Rezension zu "Abwesende Väter und Kriegskindheit" von Hartmut Radebold
Schon 2004 hatte der selbst von seinem Thema betroffene Psychoanalytiker Hartmut Radebold unter dem Titel "Abwesende Väter und Kriegskindheit" bei Vandenhoeck und Ruprecht in Göttingen eine Auswertung von zehn langfristigen Psychoanalysen vorgelegt, in der er versuchte zu beschreiben, welche langfristigen Folgen für die Lebenssituation der heute 50- bis 65 -Jährigen die Tatsache hatte, dass ihre Väter kriegsbedingt nicht für sie da waren.
Der Schrecken des Zweiten Weltkriegs und der direkten Nachkriegszeit haben die Kindheit unzähliger Menschen tief geprägt. Ihnen selbst war meist nicht viel geschehen, doch sie erlebten schon während des Krieges und besonders danach erhebliche und für sie tiefgreifende familiäre Veränderungen. Und das hing mit ihren abwesenden Vätern zusammen. Entweder waren sie im Krieg gefallen oder jahrelang vermisst, bis sie für tot erklärt wurden, oder sie kamen als regelrechte seelische und körperliche Wracks aus dem Krieg oder der oft jahrelangen Gefangenschaft zurück und trafen auf eine Familie, die längst gelernt hatte ohne sie zu leben.
Für die Kinder aus diesen Familien ( insgesamt ein Viertel aller Kinder wuchsen damals vaterlos auf) bedeutete dieses Schicksal, dass sie mit erheblichen Entwicklungsschwierigkeiten zu kämpfen hatten, die damals aber nicht erkannt oder gesehen wurden. Erst in späteren Analysen, wenn die Menschen mit ihrem Leben nicht zurechtkamen, tauchten diese Fragen auf und konnten bearbeitet werden.
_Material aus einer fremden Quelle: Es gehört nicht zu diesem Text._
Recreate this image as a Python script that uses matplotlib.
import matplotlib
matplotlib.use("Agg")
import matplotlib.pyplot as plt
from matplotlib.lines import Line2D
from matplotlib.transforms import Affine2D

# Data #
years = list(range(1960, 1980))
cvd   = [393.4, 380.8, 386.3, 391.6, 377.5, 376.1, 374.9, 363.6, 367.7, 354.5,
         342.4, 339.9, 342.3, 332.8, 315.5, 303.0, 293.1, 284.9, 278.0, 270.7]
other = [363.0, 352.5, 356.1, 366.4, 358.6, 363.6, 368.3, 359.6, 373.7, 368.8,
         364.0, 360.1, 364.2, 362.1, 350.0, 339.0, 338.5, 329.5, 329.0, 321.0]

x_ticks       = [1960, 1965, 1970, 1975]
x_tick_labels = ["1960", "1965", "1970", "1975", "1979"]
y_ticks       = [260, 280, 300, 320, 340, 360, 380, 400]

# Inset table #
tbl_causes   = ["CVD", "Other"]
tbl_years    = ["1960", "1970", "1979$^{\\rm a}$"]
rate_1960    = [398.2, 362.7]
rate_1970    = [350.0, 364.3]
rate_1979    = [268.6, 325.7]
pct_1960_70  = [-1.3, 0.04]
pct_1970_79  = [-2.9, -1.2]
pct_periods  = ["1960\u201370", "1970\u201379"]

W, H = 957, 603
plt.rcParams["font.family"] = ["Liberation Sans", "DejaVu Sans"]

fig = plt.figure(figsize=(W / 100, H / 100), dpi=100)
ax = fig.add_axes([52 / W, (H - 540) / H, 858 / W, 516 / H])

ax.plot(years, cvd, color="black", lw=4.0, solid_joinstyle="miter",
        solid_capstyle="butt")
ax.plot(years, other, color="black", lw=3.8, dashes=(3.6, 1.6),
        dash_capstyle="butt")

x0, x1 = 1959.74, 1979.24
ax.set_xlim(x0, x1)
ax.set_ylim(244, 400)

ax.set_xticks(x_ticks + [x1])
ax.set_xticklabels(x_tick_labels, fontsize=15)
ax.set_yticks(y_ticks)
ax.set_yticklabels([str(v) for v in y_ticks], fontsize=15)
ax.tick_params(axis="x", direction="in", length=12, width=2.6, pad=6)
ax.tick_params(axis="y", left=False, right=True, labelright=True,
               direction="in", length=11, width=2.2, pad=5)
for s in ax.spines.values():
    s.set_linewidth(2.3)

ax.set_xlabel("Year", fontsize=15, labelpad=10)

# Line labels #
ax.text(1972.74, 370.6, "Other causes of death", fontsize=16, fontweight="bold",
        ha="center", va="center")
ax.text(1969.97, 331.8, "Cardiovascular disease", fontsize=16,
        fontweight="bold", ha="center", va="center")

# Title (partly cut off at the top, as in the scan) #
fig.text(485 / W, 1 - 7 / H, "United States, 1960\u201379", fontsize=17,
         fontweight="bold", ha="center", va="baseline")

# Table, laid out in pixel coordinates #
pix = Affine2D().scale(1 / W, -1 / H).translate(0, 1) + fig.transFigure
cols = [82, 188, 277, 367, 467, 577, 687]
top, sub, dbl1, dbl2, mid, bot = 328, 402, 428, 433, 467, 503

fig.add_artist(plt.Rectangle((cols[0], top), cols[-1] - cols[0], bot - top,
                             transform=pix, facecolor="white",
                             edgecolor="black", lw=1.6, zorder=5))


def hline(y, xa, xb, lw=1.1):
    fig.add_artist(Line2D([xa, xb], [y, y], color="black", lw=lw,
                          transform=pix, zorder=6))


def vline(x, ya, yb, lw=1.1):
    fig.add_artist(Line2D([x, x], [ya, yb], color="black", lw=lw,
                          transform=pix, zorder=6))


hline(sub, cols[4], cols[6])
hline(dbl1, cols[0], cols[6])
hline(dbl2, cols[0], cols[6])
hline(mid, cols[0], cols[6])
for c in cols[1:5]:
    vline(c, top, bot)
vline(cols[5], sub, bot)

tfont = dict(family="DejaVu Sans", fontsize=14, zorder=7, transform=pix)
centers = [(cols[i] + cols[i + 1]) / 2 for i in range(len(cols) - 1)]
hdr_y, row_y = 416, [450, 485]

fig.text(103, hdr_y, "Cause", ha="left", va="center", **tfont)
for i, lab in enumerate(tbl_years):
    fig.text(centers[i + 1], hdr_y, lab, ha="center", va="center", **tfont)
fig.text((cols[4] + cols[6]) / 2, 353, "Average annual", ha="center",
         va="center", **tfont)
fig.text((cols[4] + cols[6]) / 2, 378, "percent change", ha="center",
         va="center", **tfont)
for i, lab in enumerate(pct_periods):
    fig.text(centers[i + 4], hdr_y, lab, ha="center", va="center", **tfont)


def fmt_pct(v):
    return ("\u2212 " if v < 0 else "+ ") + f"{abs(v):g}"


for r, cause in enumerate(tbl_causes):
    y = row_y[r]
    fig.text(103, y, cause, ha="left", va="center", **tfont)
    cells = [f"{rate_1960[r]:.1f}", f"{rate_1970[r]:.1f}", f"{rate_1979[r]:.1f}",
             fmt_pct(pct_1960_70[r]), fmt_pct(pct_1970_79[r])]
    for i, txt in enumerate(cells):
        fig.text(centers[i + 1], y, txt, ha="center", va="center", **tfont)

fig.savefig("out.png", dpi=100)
Hartmut Radebold zeigt in seinem nun bei Klett-Cotta in völlig überarbeiteter und ergänzter Form wieder aufgelegten Buch, wie es seinen Patienten gelingt, nicht zuletzt durch seine durch seine eigenen Betroffenheit geprägten emotionale Haltung, einen Zugang zu finden zu ihrer bisher abgewehrten und verleugneten Kriegskindheit und ihren abwesenden Vätern.
Das Buch hat mich betroffen gemacht und mich, obwohl es eine völlig andere Situation ist, immer wieder daran erinnert, wie viele Kinder heute mit abwesenden Vätern aufwachsen müssen. Schon bald werden sich die Analytiker mit dieser Form der Vaterlosigkeit im Frieden beschäftigen und ich wage zu prophezeien, dass man herausfinden wird, dass eine Kindheit ohne Vater mit nur gelegentlichen Kontakten, für Jungen und Mädchen sicher unterschiedliche, aber doch für ihr Leben und ihre Beziehungs- und Liebesfähigkeit enorme Auswirkungen haben wird.
Wer sich dem Thema "Abwesende Väter" literarisch nähern möchte ,dem empfehle ich den neuen Roman von Harriet Köhler "Und dann diese Stille", der bei Kiepenheuer und Witsch 2010 erschienen ist.